Ailleann - Aug 17, 2006 9:21:56 am PDT #3189 of 10001
vanguard of the socialist Hollywood liberal homosexualist agenda

Speaking of earworms:

Everyone Has Had More Sex Than Me


bon bon - Aug 17, 2006 9:23:18 am PDT #3190 of 10001
It's five thousand for kissing, ten thousand for snuggling... End of list.

Thank you for the Crazy mention.

Good news for today: monthly departmental luncheon where the topic was "a surprise." We were to "prepare to be challenged", which no one looked forward to. However, it turned out to be a trivia contest among tables randomly composed of associates and partners-- trivia on firm history, identifying pictures of staff, paralegals and lawyers, legal questions, a sudoku, logic games/reasoning from the LSAT...and my table (the only one sans partner but with enough midlevels/senior associates to remember who the staff is) won! Our prize has something to do with the firm's sports tickets. Best department lunch ever!

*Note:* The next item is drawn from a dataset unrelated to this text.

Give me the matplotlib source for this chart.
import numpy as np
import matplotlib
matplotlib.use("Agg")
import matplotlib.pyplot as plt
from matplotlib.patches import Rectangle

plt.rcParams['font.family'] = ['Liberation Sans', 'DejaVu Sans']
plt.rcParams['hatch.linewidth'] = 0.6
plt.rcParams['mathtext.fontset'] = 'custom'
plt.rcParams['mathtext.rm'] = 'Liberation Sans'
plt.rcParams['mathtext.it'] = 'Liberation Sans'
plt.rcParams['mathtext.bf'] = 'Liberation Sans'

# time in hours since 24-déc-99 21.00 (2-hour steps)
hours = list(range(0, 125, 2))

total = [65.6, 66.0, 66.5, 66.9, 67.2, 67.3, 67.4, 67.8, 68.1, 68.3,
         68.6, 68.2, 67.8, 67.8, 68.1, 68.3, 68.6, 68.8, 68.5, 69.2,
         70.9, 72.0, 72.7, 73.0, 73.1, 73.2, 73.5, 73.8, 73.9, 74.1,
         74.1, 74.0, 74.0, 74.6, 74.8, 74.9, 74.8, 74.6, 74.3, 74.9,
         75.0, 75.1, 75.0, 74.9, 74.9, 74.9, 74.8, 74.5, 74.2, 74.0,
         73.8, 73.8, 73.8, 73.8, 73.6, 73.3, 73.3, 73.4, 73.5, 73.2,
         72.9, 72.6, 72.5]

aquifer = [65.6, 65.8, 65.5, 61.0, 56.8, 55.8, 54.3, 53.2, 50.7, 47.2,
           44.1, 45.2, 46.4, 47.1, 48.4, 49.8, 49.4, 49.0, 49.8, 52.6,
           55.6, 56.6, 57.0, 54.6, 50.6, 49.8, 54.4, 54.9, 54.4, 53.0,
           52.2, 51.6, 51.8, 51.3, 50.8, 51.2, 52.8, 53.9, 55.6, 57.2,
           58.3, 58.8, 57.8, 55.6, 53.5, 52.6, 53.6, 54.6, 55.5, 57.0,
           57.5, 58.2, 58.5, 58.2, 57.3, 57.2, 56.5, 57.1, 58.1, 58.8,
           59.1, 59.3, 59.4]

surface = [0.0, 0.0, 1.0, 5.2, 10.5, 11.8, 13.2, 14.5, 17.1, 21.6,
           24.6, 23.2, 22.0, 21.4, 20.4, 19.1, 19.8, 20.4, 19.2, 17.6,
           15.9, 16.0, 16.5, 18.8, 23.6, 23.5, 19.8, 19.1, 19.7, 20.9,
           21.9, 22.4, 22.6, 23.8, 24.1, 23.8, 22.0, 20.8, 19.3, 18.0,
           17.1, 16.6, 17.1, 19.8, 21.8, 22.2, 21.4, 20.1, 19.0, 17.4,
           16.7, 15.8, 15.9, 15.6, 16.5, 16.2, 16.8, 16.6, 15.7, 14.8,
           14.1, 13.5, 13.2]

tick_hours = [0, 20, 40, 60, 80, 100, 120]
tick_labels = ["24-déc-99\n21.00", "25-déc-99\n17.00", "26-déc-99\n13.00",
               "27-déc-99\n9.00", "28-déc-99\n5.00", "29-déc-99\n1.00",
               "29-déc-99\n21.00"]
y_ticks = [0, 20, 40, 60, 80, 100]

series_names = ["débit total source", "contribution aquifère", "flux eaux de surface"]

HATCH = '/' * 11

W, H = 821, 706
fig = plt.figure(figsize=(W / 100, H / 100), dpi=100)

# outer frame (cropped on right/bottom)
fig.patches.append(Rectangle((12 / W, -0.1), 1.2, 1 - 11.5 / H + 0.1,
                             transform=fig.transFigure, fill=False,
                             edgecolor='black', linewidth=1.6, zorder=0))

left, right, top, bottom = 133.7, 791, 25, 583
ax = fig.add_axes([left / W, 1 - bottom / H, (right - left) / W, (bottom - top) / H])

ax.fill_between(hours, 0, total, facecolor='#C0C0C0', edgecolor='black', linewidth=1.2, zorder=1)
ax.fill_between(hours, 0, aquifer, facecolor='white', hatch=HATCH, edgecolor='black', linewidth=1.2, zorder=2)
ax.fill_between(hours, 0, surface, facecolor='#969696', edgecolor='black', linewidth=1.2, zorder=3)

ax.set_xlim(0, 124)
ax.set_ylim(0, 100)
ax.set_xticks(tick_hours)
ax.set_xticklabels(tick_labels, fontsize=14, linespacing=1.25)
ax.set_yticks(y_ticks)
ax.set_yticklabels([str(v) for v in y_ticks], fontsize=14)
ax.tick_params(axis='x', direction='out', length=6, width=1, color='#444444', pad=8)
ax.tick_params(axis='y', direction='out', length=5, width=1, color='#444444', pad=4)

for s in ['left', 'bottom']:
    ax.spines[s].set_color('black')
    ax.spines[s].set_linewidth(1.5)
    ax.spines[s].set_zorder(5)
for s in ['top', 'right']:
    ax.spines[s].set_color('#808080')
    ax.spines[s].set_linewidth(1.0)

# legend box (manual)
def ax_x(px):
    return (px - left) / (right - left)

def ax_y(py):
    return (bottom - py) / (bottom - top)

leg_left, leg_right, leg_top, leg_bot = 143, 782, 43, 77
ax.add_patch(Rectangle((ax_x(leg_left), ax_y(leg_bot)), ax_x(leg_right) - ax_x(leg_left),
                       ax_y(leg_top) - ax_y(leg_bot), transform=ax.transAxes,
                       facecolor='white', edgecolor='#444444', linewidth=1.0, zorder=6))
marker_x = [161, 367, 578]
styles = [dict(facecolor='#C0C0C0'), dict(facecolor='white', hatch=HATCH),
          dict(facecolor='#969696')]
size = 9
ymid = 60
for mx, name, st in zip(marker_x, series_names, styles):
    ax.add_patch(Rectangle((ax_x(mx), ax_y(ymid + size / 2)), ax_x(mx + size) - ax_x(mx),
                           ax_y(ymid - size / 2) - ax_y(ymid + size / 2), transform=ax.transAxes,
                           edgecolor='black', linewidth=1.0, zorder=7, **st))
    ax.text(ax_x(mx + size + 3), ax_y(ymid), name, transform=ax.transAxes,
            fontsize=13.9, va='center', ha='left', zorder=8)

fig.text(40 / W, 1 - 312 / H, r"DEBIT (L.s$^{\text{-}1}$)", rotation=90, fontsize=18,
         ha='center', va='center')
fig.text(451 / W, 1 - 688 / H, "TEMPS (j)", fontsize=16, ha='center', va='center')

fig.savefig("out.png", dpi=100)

tommyrot - Aug 17, 2006 9:31:59 am PDT #3191 of 10001
Sir, it's not an offence to let your cat eat your bacon. Okay? And we don't arrest cats, I'm very sorry.

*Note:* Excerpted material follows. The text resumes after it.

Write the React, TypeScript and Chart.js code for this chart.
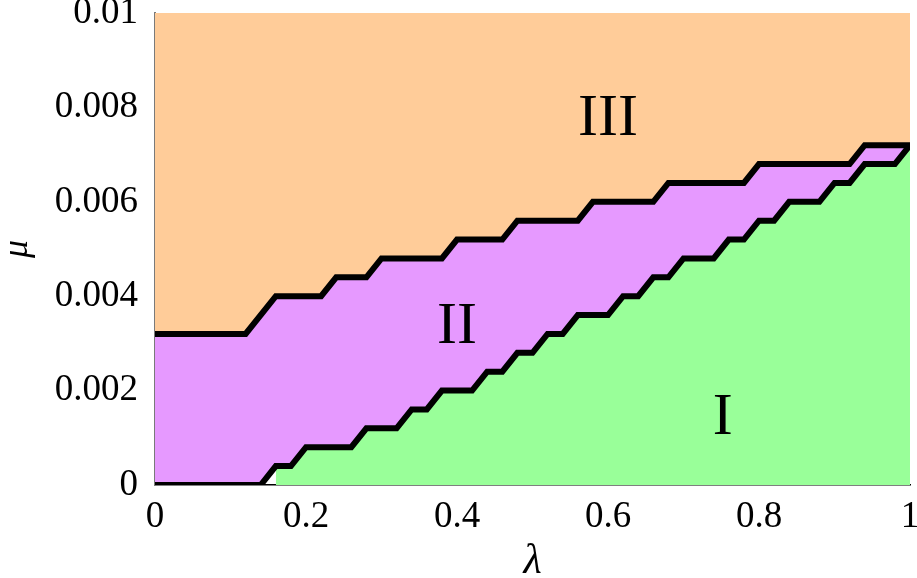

An analysis of the text of the decision in the NSA spying thing: [link]

eta: Judge Diggs Taylor wrote:

In this case, if the teachings of Youngstown are law, the separation of powers doctrine has been violated. The president undisputably has violated the provisions of FISA for a five-year period. Justice Black wrote, in Youngstown:

Nor can the seizure order be sustained because of the several constitutional provisions that grant executive power to the President. In the framework of our Constitution, the President's power to see that the laws are faithfully executed refutes the idea that he is to be a lawmaker. The Constitution limits his functions in the lawmaking process to the recommending of laws he thinks wise and the vetoing of laws he thinks bad. And the Constitution is neither silent nor equivocal about who make laws which the President is to execute. The first section of the first article says that `All legislative powers herein granted shall be vested in a Congress of the United States * * *'

The President's order does not direct that a congressional policy be executed in a manner prescribed by Congress - it directs that a presidential policy be executed in a manner prescribed by the President. . . . The Constitution did not subject this law-making power of Congress to presidential or military supervision or control. Youngstown, 343 U.S. at 587-588.

These secret authorization orders must, like the executive order in that case, fall. They violate the Separation of Powers ordained by the very Constitution of which this President is a creature.